With regard to the appellant’s claim towards MT Schematic Govt. guarantee commission amounting to Rs.5,70,00,000/- as prior period subscription, it is submitted by the learned AR according to the Karnataka ceiling on government guarantee at 1999, an amount equal to 1% of the guarantee amount is liable to be paid as guarantee commission to the State Government and appellant had applied for waiver of commission and in anticipation of the same that the government will waive the commission on account of the reason that the appellant bank had been working with the backward section of the society, the appellant has not made any provision in the books of account for the period 2002-03 to 2005-06 and 2006-07. However, the appellant claim was rejected and the guarantee commission payable to the government got crystallized during the financial year 2008-09 and the bank provided the guarantee commission after application was rejected. Since the amount of guarantee commission payable to the government was under negotiation and not yet crystallized in the earlier year, the same cannot be treated as prior period item. Therefore, guarantee commission payable has to be allowed as deduction. The learned DR relied upon the orders passed by the authorities below.

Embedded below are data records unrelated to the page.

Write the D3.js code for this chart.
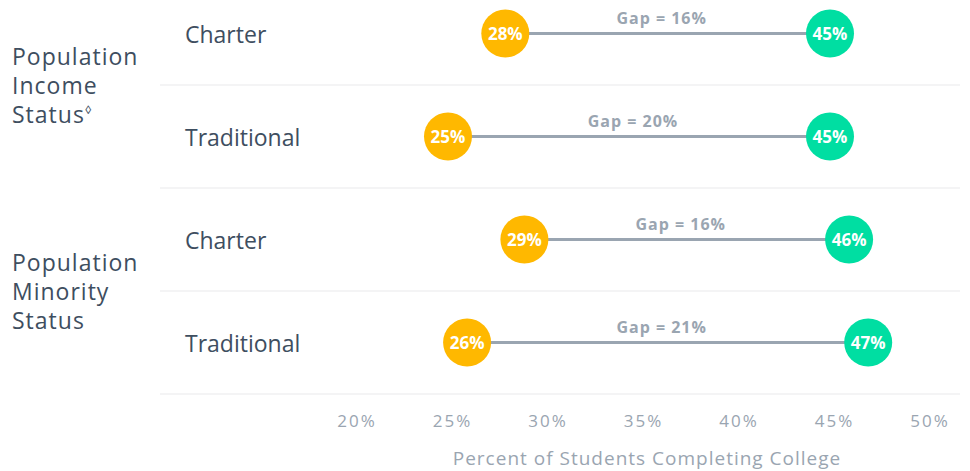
<!DOCTYPE html>
<html>
<head>
<meta charset="utf-8">
<script src="https://cdn.jsdelivr.net/npm/d3@7/dist/d3.min.js"></script>
<style>
  body { margin: 0; background: #fff; }
  svg { display: block; font-family: "Open Sans", sans-serif; }
</style>
</head>
<body>
<svg width="970" height="471"></svg>
<script>
// chart data
var groupLabels = [["Population", "Income", "Status"], ["Population", "Minority", "Status"]];
var groupMarks = ["\u25CA", ""];
var rowLabels = ["Charter", "Traditional", "Charter", "Traditional"];
var lowValues = [28, 25, 29, 26];
var highValues = [45, 45, 46, 47];
var gapValues = [16, 20, 16, 21];
var tickValues = [20, 25, 30, 35, 40, 45, 50];
var axisTitle = "Percent of Students Completing College";

var svg = d3.select("svg"),
    textColor = "#3e4e60",
    grey = "#9aa5b1",
    low = "#ffb800",
    high = "#00dea2";

var rows = rowLabels.map(function(d, i) {
  return {label: d, low: lowValues[i], high: highValues[i], gap: gapValues[i], i: i};
});

var xScale = d3.scaleLinear().domain([20, 50]).range([352.5, 925.5]),
    yScale = d3.scaleBand().domain(d3.range(rows.length)).range([-18, 394]);

var cy = function(d) { return yScale(d.i) + yScale.bandwidth() / 2; };

// separators
svg.selectAll(".sep")
  .data(rows)
  .enter().append("line")
    .attr("class", "sep")
    .attr("x1", 160)
    .attr("x2", 960)
    .attr("y1", function(d) { return yScale(d.i) + yScale.bandwidth(); })
    .attr("y2", function(d) { return yScale(d.i) + yScale.bandwidth(); })
    .attr("stroke", "#f0f1f2")
    .attr("stroke-width", 1.5);

// group labels
var gl = svg.selectAll(".group")
  .data(groupLabels)
  .enter().append("text")
    .attr("class", "group")
    .attr("x", 12)
    .attr("y", function(d, i) { return yScale(i * 2) + yScale.bandwidth() - 20; })
    .attr("fill", textColor)
    .style("font-size", "23px")
    .style("letter-spacing", "1px");

gl.each(function(lines, gi) {
  var t = d3.select(this);
  lines.forEach(function(line, li) {
    t.append("tspan")
      .attr("x", 12)
      .attr("dy", li === 0 ? 0 : 29)
      .text(line);
  });
  if (groupMarks[gi]) {
    t.append("tspan")
      .attr("dy", -9)
      .style("font-size", "12px")
      .text(groupMarks[gi]);
  }
});

// row labels
svg.selectAll(".row-label")
  .data(rows)
  .enter().append("text")
    .attr("class", "row-label")
    .attr("x", 185)
    .attr("y", function(d) { return cy(d) + 9; })
    .attr("fill", textColor)
    .style("font-size", "23px")
    .text(function(d) { return d.label; });

// connecting lines
svg.selectAll(".gap-line")
  .data(rows)
  .enter().append("line")
    .attr("class", "gap-line")
    .attr("x1", function(d) { return xScale(d.low); })
    .attr("x2", function(d) { return xScale(d.high); })
    .attr("y1", cy)
    .attr("y2", cy)
    .attr("stroke", grey)
    .attr("stroke-width", 3);

svg.selectAll(".gap-label")
  .data(rows)
  .enter().append("text")
    .attr("class", "gap-label")
    .attr("x", function(d) { return (xScale(d.low) + xScale(d.high)) / 2 - 6; })
    .attr("y", function(d) { return cy(d) - 10; })
    .attr("text-anchor", "middle")
    .attr("fill", grey)
    .attr("font-weight", "bold")
    .style("font-size", "16px")
    .style("letter-spacing", "1px")
    .text(function(d) { return "Gap = " + d.gap + "%"; });

// dots
["low", "high"].forEach(function(key) {
  svg.selectAll(".dot-" + key)
    .data(rows)
    .enter().append("circle")
      .attr("class", "dot-" + key)
      .attr("cx", function(d) { return xScale(d[key]); })
      .attr("cy", cy)
      .attr("r", 24)
      .attr("fill", key === "low" ? low : high);

  svg.selectAll(".dot-label-" + key)
    .data(rows)
    .enter().append("text")
      .attr("class", "dot-label-" + key)
      .attr("x", function(d) { return xScale(d[key]); })
      .attr("y", function(d) { return cy(d) + 6; })
      .attr("text-anchor", "middle")
      .attr("fill", "#fff")
      .attr("font-weight", "bold")
      .style("font-size", "17px")
      .text(function(d) { return d[key] + "%"; });
});

// x axis
var axis = svg.append("g")
    .attr("class", "axis x-axis")
    .attr("transform", "translate(0,412)")
    .call(d3.axisBottom(xScale).tickValues(tickValues).tickSize(0)
      .tickFormat(function(d) { return d + "%"; }));

axis.select(".domain").remove();
axis.selectAll(".tick text")
    .attr("dx", 4)
    .attr("fill", grey)
    .style("font-family", "'Open Sans', sans-serif")
    .style("font-size", "17px")
    .style("letter-spacing", "2px");

svg.append("text")
    .attr("x", 647)
    .attr("y", 465)
    .attr("text-anchor", "middle")
    .attr("fill", grey)
    .style("font-size", "19px")
    .style("letter-spacing", "1px")
    .text(axisTitle);
</script>
</body>
</html>
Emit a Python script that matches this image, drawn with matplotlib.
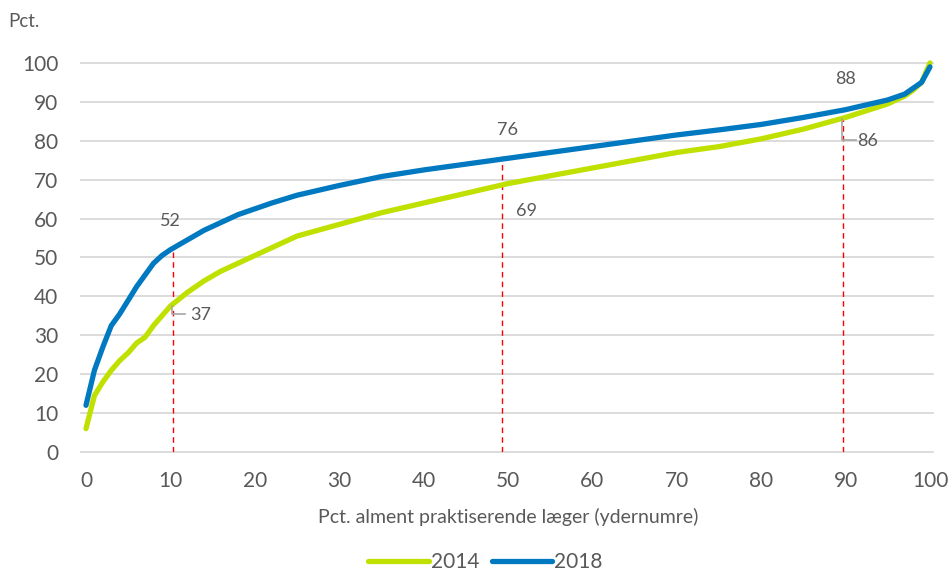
import matplotlib
matplotlib.use("Agg")
import matplotlib.pyplot as plt

plt.rcParams["font.family"] = ["Lato", "DejaVu Sans"]

# percentile of GPs (x) vs cumulative share (y)
x_pts = [0, 1, 2, 3, 4, 5, 6, 7, 8, 9, 10, 12, 14, 16, 18, 20, 22, 25, 30, 35,
         40, 45, 50, 55, 60, 65, 70, 75, 80, 85, 90, 95, 97, 98, 99, 100]
y_2014 = [6, 14.5, 18, 21, 23.5, 25.5, 28, 29.5, 32.5, 35, 37.5, 41, 44, 46.5,
          48.5, 50.5, 52.5, 55.5, 58.5, 61.5, 64, 66.5, 69, 71, 73, 75, 77,
          78.5, 80.5, 83, 86, 89.5, 91.5, 93, 95, 100]
y_2018 = [12, 21, 27, 32.5, 35.5, 39, 42.5, 45.5, 48.5, 50.5, 52, 54.5, 57, 59,
          61, 62.5, 64, 66, 68.5, 70.8, 72.5, 74, 75.5, 77, 78.5, 80, 81.5,
          82.8, 84.2, 86, 88, 90.5, 92, 93.5, 95, 99]

# marked points: x position, 2014 value, 2018 value
mark_x = [10.3, 49.3, 89.7]
mark_2014 = [37, 69, 86]
mark_2018 = [52, 76, 88]

C14 = "#C0E000"
C18 = "#0079C1"
TXT = "#595959"

fig = plt.figure(figsize=(9.48, 5.72), dpi=100)
ax = fig.add_axes([0.0907, 0.2098, 0.8903, 0.6801])

for y in range(0, 101, 10):
    ax.plot([-0.6, 100.3], [y, y], color="#D9D9D9", lw=1.3, zorder=0, clip_on=False)

for mx, m18 in zip(mark_x, mark_2018):
    ax.plot([mx, mx], [0, m18], color="#FF0000", lw=1.0, ls=(0, (4, 3)), zorder=1)

ax.plot(x_pts, y_2014, color=C14, lw=3.8, solid_capstyle="round", label="2014",
        zorder=2, clip_on=False)
ax.plot(x_pts, y_2018, color=C18, lw=3.8, solid_capstyle="round", label="2018",
        zorder=3, clip_on=False)

# data labels
fs_lab = 13
ax.text(mark_x[0] - 0.3, 59.5, "52", ha="center", va="center", fontsize=fs_lab, color=TXT)
ax.text(mark_x[1] + 0.7, 82.8, "76", ha="center", va="center", fontsize=fs_lab, color=TXT)
ax.text(mark_x[2] + 0.3, 96.0, "88", ha="center", va="center", fontsize=fs_lab, color=TXT)
ax.text(12.4, 35.2, "37", ha="left", va="center", fontsize=fs_lab, color=TXT)
ax.text(51.0, 62.0, "69", ha="left", va="center", fontsize=fs_lab, color=TXT)
ax.text(91.4, 80.0, "86", ha="left", va="center", fontsize=fs_lab, color=TXT)

# leader lines
ax.plot([mark_x[0] - 0.1, mark_x[0] - 0.1, 11.7], [37.5, 35.6, 35.6], color="#A6A6A6", lw=1.2, zorder=4)
ax.plot([mark_x[2] - 0.1, mark_x[2] - 0.1, 91.2], [85.5, 80.3, 80.3], color="#A6A6A6", lw=1.2, zorder=4)

ax.set_xlim(0, 100)
ax.set_ylim(0, 100)
ax.set_xticks(range(0, 101, 10))
ax.set_yticks(range(0, 101, 10))
ax.tick_params(length=0, labelsize=15, colors=TXT)
ax.tick_params(axis="x", pad=14)
ax.tick_params(axis="y", pad=20)
for s in ax.spines.values():
    s.set_visible(False)

ax.set_xlabel("Pct. alment praktiserende læger (ydernumre)", fontsize=14, color=TXT, labelpad=12)
fig.text(0.009, 0.962, "Pct.", fontsize=13.5, color=TXT, ha="left", va="center")

leg = fig.legend(loc="center", bbox_to_anchor=(0.512, 0.017), ncol=2, frameon=False,
                 fontsize=15, handlelength=2.9, columnspacing=0.6, handletextpad=0.1,
                 labelcolor=TXT)

fig.savefig("out.png", dpi=100)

We have given thoughtful consideration to the rival submissions of the parties as it was held by the learned CIT(A) that the appellant reasons best known to them had neither paid the guarantee amount nor made provision for the same and failed to do its duty to follow the established government rules and claiming this expenditure now the year ended 31st March, 2009 when their petition had been rejected and they have been asked to pay the amount. It was further held that since the appellant has not followed the specified rules and wanted special concession from the government therefore, the expenses cannot be allowed in this particular year as it belongs to the prior period. There are two issues to be examined; Whether the guarantee commission accrued in the respective year or accrued during the year after rejection of the claim by the government. The Hon’ble Supreme Court has laid down certain principles in the case of CIT Vs Sarabhai Pvt. Ltd 307 ITR 89(SC), which are required to be examined in addition to the other principles on the issue of the accrual of income/waiver of claim, not only if the amount is statutorily payable, provision of Sec.43B of the IT Act, may also be applicable which makes the claim in earlier years not allowable, but allowable only in the year of payment. These aspects have not been examined by the AO at all. Thus, the appellant’s claim towards club subscription amounting to Rs.6.00 lakhs as prior period subscription and Appellant’s claim towards MT Schematic Govt. guarantee commission amounting to Rs.5,70,00,000/- as prior period subscription are remitted to the file of the learned AO for to examination afresh.
In the result, the assessee’s appeal in ITA No.713(Bang)
2013 is allowed and appeal in is partly allowed for statistical purposes.